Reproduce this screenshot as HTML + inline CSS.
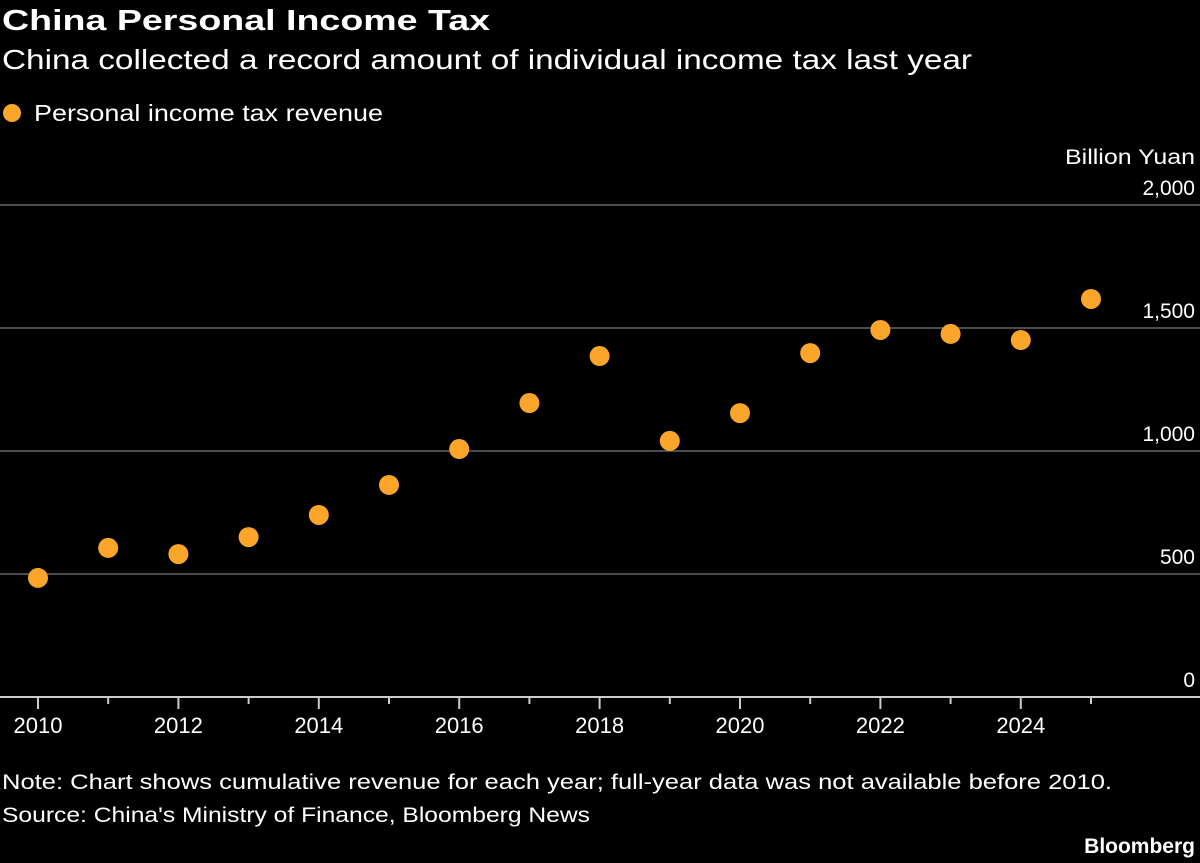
<!DOCTYPE html>
<html><head><meta charset="utf-8"><style>
body{margin:0;background:#000;width:1200px;height:863px;overflow:hidden;font-family:"Liberation Sans",sans-serif;color:#fff}
</style></head><body>
<svg width="1200" height="863" id="svg" style="position:absolute;left:0;top:0">
<text x="2" y="30" font-size="29" font-weight="bold" fill="#fff" textLength="488" lengthAdjust="spacingAndGlyphs">China Personal Income Tax</text>
<text x="2" y="69" font-size="28" fill="#fff" textLength="970" lengthAdjust="spacingAndGlyphs">China collected a record amount of individual income tax last year</text>
<circle cx="12" cy="113" r="9" fill="#fba52a"/>
<text x="34" y="121" font-size="23" fill="#fff" textLength="349" lengthAdjust="spacingAndGlyphs">Personal income tax revenue</text>
<text x="1195" y="164" font-size="21" fill="#fff" text-anchor="end" textLength="130" lengthAdjust="spacingAndGlyphs">Billion Yuan</text>
<g id="grid"></g><g id="xaxis"></g><g id="dots"></g>
<text x="2" y="789" font-size="21" fill="#fff" textLength="1110" lengthAdjust="spacingAndGlyphs">Note: Chart shows cumulative revenue for each year; full-year data was not available before 2010.</text>
<text x="2" y="822" font-size="21" fill="#fff" textLength="588" lengthAdjust="spacingAndGlyphs">Source: China's Ministry of Finance, Bloomberg News</text>
<text x="1195" y="853" font-size="21" font-weight="bold" fill="#fff" text-anchor="end">Bloomberg</text>
</svg>
<script>
const years=[2010,2011,2012,2013,2014,2015,2016,2017,2018,2019,2020,2021,2022,2023,2024,2025];
const values=[484,606,581,650,740,862,1008,1195,1386,1041,1154,1398,1492,1476,1451,1618];
const yTicks=[0,500,1000,1500,2000];
const yTickLabels=["0","500","1,000","1,500","2,000"];
const NS="http://www.w3.org/2000/svg";
const x=v=>38+(v-2010)*70.2;
const y=v=>697-v*0.246;
function mk(t,a,p){const e=document.createElementNS(NS,t);for(const k in a)e.setAttribute(k,a[k]);p.appendChild(e);return e;}
const grid=document.getElementById('grid');
yTicks.forEach((t,i)=>{
 if(t>0){const l=mk('line',{x1:0,x2:1200,y1:y(t),y2:y(t),stroke:'#666','stroke-width':1.5},grid);
 
 }
 const tx=mk('text',{x:1195,y:y(t)-10,'font-size':21,fill:'#fff','text-anchor':'end'},grid);
 tx.textContent=yTickLabels[i];
 
 
});
const xa=document.getElementById('xaxis');
const ax=mk('line',{x1:0,x2:1200,y1:697,y2:697,stroke:'#ccc','stroke-width':2},xa);


for(let yr=2010;yr<=2025;yr++){
 const major=yr%2===0;
 const tk=mk('line',{x1:x(yr),x2:x(yr),y1:697,y2:major?709:704,stroke:'#ccc','stroke-width':2},xa);
 
 
 if(major){const t=mk('text',{x:x(yr),y:733,'font-size':22,fill:'#fff','text-anchor':'middle'},xa);
 t.textContent=yr;
 
 }
}
const dots=document.getElementById('dots');
years.forEach((yr,i)=>{
 const c=mk('circle',{cx:x(yr),cy:y(values[i]),r:10,fill:'#fba52a'},dots);
 
 
});
</script>
</body></html>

• • • • •

WRITTEN EXERCISE:
Your task is to reproduce all of the material exactly. The pictures stay out.

COMPLETED EXERCISE:
Reproduce this screenshot as HTML + inline CSS.
<!DOCTYPE html>
<html><head><meta charset="utf-8"><style>
body{margin:0;background:#000;width:1200px;height:863px;overflow:hidden;font-family:"Liberation Sans",sans-serif;color:#fff}
</style></head><body>
<svg width="1200" height="863" id="svg" style="position:absolute;left:0;top:0">
<text x="2" y="30" font-size="29" font-weight="bold" fill="#fff" textLength="488" lengthAdjust="spacingAndGlyphs">China Personal Income Tax</text>
<text x="2" y="69" font-size="28" fill="#fff" textLength="970" lengthAdjust="spacingAndGlyphs">China collected a record amount of individual income tax last year</text>
<circle cx="12" cy="113" r="9" fill="#fba52a"/>
<text x="34" y="121" font-size="23" fill="#fff" textLength="349" lengthAdjust="spacingAndGlyphs">Personal income tax revenue</text>
<text x="1195" y="164" font-size="21" fill="#fff" text-anchor="end" textLength="130" lengthAdjust="spacingAndGlyphs">Billion Yuan</text>
<g id="grid"></g><g id="xaxis"></g><g id="dots"></g>
<text x="2" y="789" font-size="21" fill="#fff" textLength="1110" lengthAdjust="spacingAndGlyphs">Note: Chart shows cumulative revenue for each year; full-year data was not available before 2010.</text>
<text x="2" y="822" font-size="21" fill="#fff" textLength="588" lengthAdjust="spacingAndGlyphs">Source: China's Ministry of Finance, Bloomberg News</text>
<text x="1195" y="853" font-size="21" font-weight="bold" fill="#fff" text-anchor="end">Bloomberg</text>
</svg>
<script>
const years=[2010,2011,2012,2013,2014,2015,2016,2017,2018,2019,2020,2021,2022,2023,2024,2025];
const values=[484,606,581,650,740,862,1008,1195,1386,1041,1154,1398,1492,1476,1451,1618];
const yTicks=[0,500,1000,1500,2000];
const yTickLabels=["0","500","1,000","1,500","2,000"];
const NS="http://www.w3.org/2000/svg";
const x=v=>38+(v-2010)*70.2;
const y=v=>697-v*0.246;
function mk(t,a,p){const e=document.createElementNS(NS,t);for(const k in a)e.setAttribute(k,a[k]);p.appendChild(e);return e;}
const grid=document.getElementById('grid');
yTicks.forEach((t,i)=>{
 if(t>0){const l=mk('line',{x1:0,x2:1200,y1:y(t),y2:y(t),stroke:'#666','stroke-width':1.5},grid);
 
 }
 const tx=mk('text',{x:1195,y:y(t)-10,'font-size':21,fill:'#fff','text-anchor':'end'},grid);
 tx.textContent=yTickLabels[i];
 
 
});
const xa=document.getElementById('xaxis');
const ax=mk('line',{x1:0,x2:1200,y1:697,y2:697,stroke:'#ccc','stroke-width':2},xa);


for(let yr=2010;yr<=2025;yr++){
 const major=yr%2===0;
 const tk=mk('line',{x1:x(yr),x2:x(yr),y1:697,y2:major?709:704,stroke:'#ccc','stroke-width':2},xa);
 
 
 if(major){const t=mk('text',{x:x(yr),y:733,'font-size':22,fill:'#fff','text-anchor':'middle'},xa);
 t.textContent=yr;
 
 }
}
const dots=document.getElementById('dots');
years.forEach((yr,i)=>{
 const c=mk('circle',{cx:x(yr),cy:y(values[i]),r:10,fill:'#fba52a'},dots);
 
 
});
</script>
</body></html>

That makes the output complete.